To distract from the domestic unpopularity of relaxing term limits, Xi may engage in bolder foreign policy actions. Xi’s stance on Taiwan, claiming that unification must occur sooner rather than later, is unlikely to abate with another term, with pressure to make progress on unification, even if by force, prior to the CCP’s 100th anniversary in 2021. However, Jiang Zemin also seemed impatient on Taiwan, presumably desiring unification as a means to solidify his legacy after the handover of Hong Kong and Macau in 1997 and 1999 respectively; lack of progress on this front, including a growing Taiwanese identity, only creates a greater challenge for Xi. Beijing’s heavy hand in Hong Kong further discourages Taiwanese interest in unification talks and has even increased support among Hong Kongers for Taiwanese independence, a trend that is unlikely to change in the short term and which may incentivize forceful action by Xi to prevent the regime’s fear of a permanent separate Taiwan. Similarly, an emboldened Xi faced with a declining U.S. presence in the region would be expected to press claims in the South China Sea, and strengthen other authoritarian regimes in the region, such as Cambodia after the recent cut in U.S. aid to the country.
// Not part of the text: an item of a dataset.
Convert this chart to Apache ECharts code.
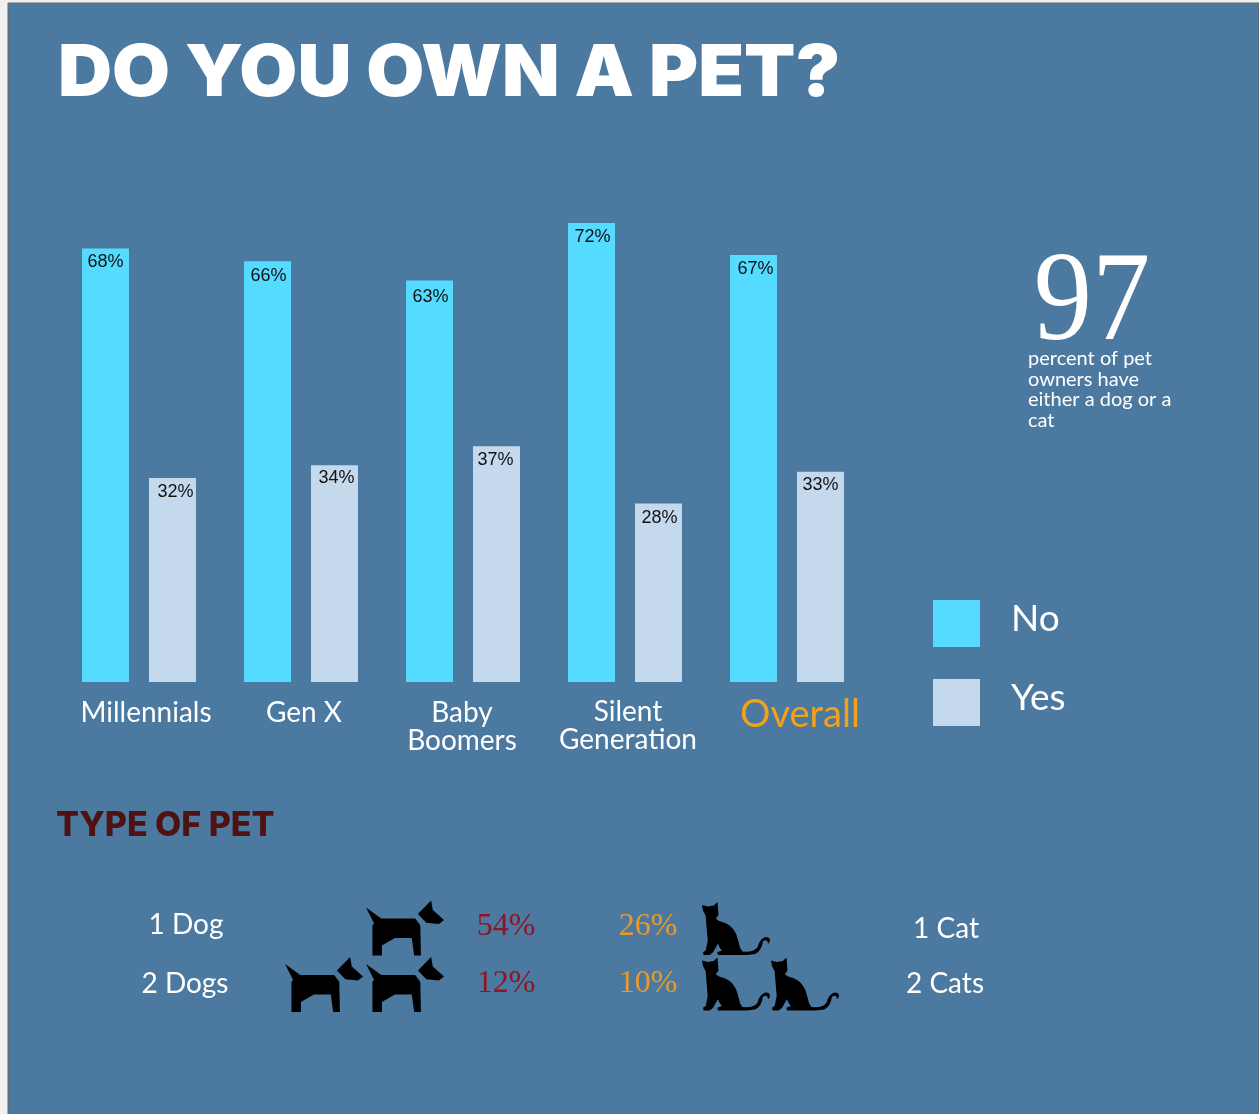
<!DOCTYPE html>
<html>
<head>
<meta charset="utf-8">
<style>
  html, body { margin: 0; padding: 0; background: #f0f0f0; }
  #chart { width: 1259px; height: 1114px; }
</style>
<script src="https://cdn.jsdelivr.net/npm/echarts@6/dist/echarts.min.js"></script>
</head>
<body>
<div id="chart"></div>
<script>
// Pet ownership by generation, percent of respondents
const categories = ['Millennials', 'Gen X', 'Baby Boomers', 'Silent Generation', 'Overall'];
const noValues = [68, 66, 63, 72, 67];
const yesValues = [32, 34, 37, 28, 33];

// Type of pet: how many animals each row shows and the share it stands for
const dogRows = ['1 Dog', '2 Dogs'];
const dogCounts = [1, 2];
const dogShares = [54, 12];
const catRows = ['1 Cat', '2 Cats'];
const catCounts = [1, 2];
const catShares = [26, 10];

// Hand placement of the value labels inside their bars, [dx, dy]
const noLabelNudge = [[0, 0], [1, 1], [1, 3], [1, 0], [2, 0]];
const yesLabelNudge = [[3, 0], [2, -1], [-1, 0], [1, 1], [0, -1]];

const SANS = 'Lato, "Open Sans", sans-serif';
const HEAVY = 'Inter, Lato, sans-serif';
const SERIF = '"Liberation Serif", serif';
const PANEL = '#4c799f';
const CYAN = '#55dbff';
const PALE = '#c5d9ec';

const dogPath = 'path://M290 53L335 85L435 85L450 105L452 195L432 195L425 143L375 143L337 165L337 195L309 195L309 105L314 100Z' +
  'M482 32L487 60L520 90L505 102L468 98L443 72Z';
const catPath = 'path://M37 46L55 50L72 47L83 37L86 75L78 86L88 93Q124 100 138 130Q146 152 150 172L157 183' +
  'Q190 186 202 170Q208 145 226 140Q240 140 239 152L234 160L231 152Q226 146 218 153Q214 180 195 190L170 193L85 193L82 185L96 180' +
  'L90 172L84 160L70 185L60 193L42 193L40 185L48 180L54 150L50 105L48 78L40 62Z';

// Turn a per-row count into one point per animal
function iconPoints(counts) {
  const pts = [];
  counts.forEach((n, row) => { for (let i = 0; i < n; i++) pts.push([i, row]); });
  return pts;
}

function barData(values, nudges) {
  return values.map((v, i) => ({ value: v, label: { offset: nudges[i] } }));
}

function text(str, x, y, size, color, extra, transform) {
  return Object.assign({
    type: 'text', x, y, z: 10,
    style: Object.assign({
      text: str, fill: color, fontSize: size, fontFamily: SANS,
      align: 'center', verticalAlign: 'middle'
    }, extra || {})
  }, transform || {});
}

const valueLabel = {
  show: true, position: 'insideTop', distance: 5, formatter: '{c}%',
  color: '#111', fontFamily: '"Liberation Sans", sans-serif', fontSize: 18
};

const categoryLabels = [
  text('Millennials', 146, 713, 28, '#fff'),
  text('Gen X', 304, 713, 28, '#fff'),
  text('Baby\nBoomers', 462, 727, 28, '#fff', { lineHeight: 28 }),
  text('Silent\nGeneration', 628, 725.5, 28, '#fff', { lineHeight: 28 }),
  text('Overall', 800, 715, 38, '#f0a218')
];

const chart = echarts.init(document.getElementById('chart'));
chart.setOption({
  animation: false,
  backgroundColor: 'transparent',
  graphic: [
    {
      type: 'rect', z: -10,
      shape: { x: 8, y: 3, width: 1251, height: 1111 },
      style: { fill: PANEL, stroke: '#666', lineWidth: 1 }
    },
    ...categoryLabels,
    text('DO YOU OWN A PET?', 58, 74, 72, '#fff', { align: 'left', fontFamily: HEAVY, fontWeight: 900 }, { scaleX: 1.04 }),
    text('97', 1092, 305, 128, '#fff', { fontFamily: SERIF }, { scaleX: 0.91 }),
    text('percent of pet\nowners have\neither a dog or a\ncat', 1028, 389.5, 20, '#fff', { align: 'left', lineHeight: 20.4 }),
    text('TYPE OF PET', 56, 826, 34, '#4f1212', { align: 'left', fontFamily: HEAVY, fontWeight: 800 }),
    text(dogRows[0], 186, 925, 28, '#fff'),
    text(dogRows[1], 185, 984, 28, '#fff'),
    text(dogShares[0] + '%', 506, 927, 32, '#8f1524', { fontFamily: SERIF }),
    text(dogShares[1] + '%', 506, 984, 32, '#8f1524', { fontFamily: SERIF }),
    text(catShares[0] + '%', 648, 927, 32, '#e89a2c', { fontFamily: SERIF }),
    text(catShares[1] + '%', 648, 984, 32, '#e89a2c', { fontFamily: SERIF }),
    text(catRows[0], 946, 929, 28, '#fff'),
    text(catRows[1], 945, 984, 28, '#fff')
  ],
  legend: {
    orient: 'vertical', left: 933, top: 600, padding: 0,
    itemWidth: 47, itemHeight: 47, itemGap: 32,
    icon: 'rect',
    data: ['No', 'Yes'],
    formatter: name => '{t|' + name + '}',
    textStyle: {
      padding: [0, 0, 0, 0],
      rich: { t: { color: '#fff', fontFamily: SANS, fontSize: 37, padding: [0, 0, 8, 26] } }
    }
  },
  grid: [
    { left: 58, width: 810, top: 172, height: 510 },
    { left: 324, width: 81, top: 928, height: 56.5 },
    { left: 736, width: 69, top: 928.5, height: 55.5 }
  ],
  xAxis: [
    { type: 'category', gridIndex: 0, data: categories, show: false },
    { type: 'value', gridIndex: 1, min: 0, max: 1, inverse: true, show: false },
    { type: 'value', gridIndex: 2, min: 0, max: 1, show: false }
  ],
  yAxis: [
    { type: 'value', gridIndex: 0, min: 0, max: 80, show: false },
    { type: 'value', gridIndex: 1, min: 0, max: 1, inverse: true, show: false },
    { type: 'value', gridIndex: 2, min: 0, max: 1, inverse: true, show: false }
  ],
  series: [
    {
      name: 'No', type: 'bar', data: barData(noValues, noLabelNudge), barWidth: 47, barGap: '42.5%',
      itemStyle: { color: CYAN }, label: valueLabel
    },
    {
      name: 'Yes', type: 'bar', data: barData(yesValues, yesLabelNudge), barWidth: 47,
      itemStyle: { color: PALE }, label: valueLabel
    },
    {
      name: 'Dogs', type: 'scatter', xAxisIndex: 1, yAxisIndex: 1, clip: false, silent: true,
      data: iconPoints(dogCounts), symbol: dogPath, symbolSize: [78, 55],
      itemStyle: { color: '#000', opacity: 1 }
    },
    {
      name: 'Cats', type: 'scatter', xAxisIndex: 2, yAxisIndex: 2, clip: false, silent: true,
      data: iconPoints(catCounts), symbol: catPath, symbolSize: [68, 53],
      itemStyle: { color: '#000', opacity: 1 }
    }
  ]
});
</script>
</body>
</html>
Observers are correct to be concerned about the ramifications of extending Xi’s presidency, but comparisons to the Mao era may be premature. Despite many similarities in terms of repression and concentration of power, Xi has shown none of the impulsive instincts indicative of Mao’s leadership that often resulted in disaster. As Perry Link stated, “one Mao was enough.” Nor does greater assertiveness on Xi’s part necessarily mean an abandonment of his track record of pragmatic rational policy-making focused on party survival. However, the end of term limits does increase the likelihood of unintended conflicts, especially internationally, as Xi may find himself increasingly surrounded by people who are unwilling to question his policies and determined to justify the extension of his powers through tangible policy achievements.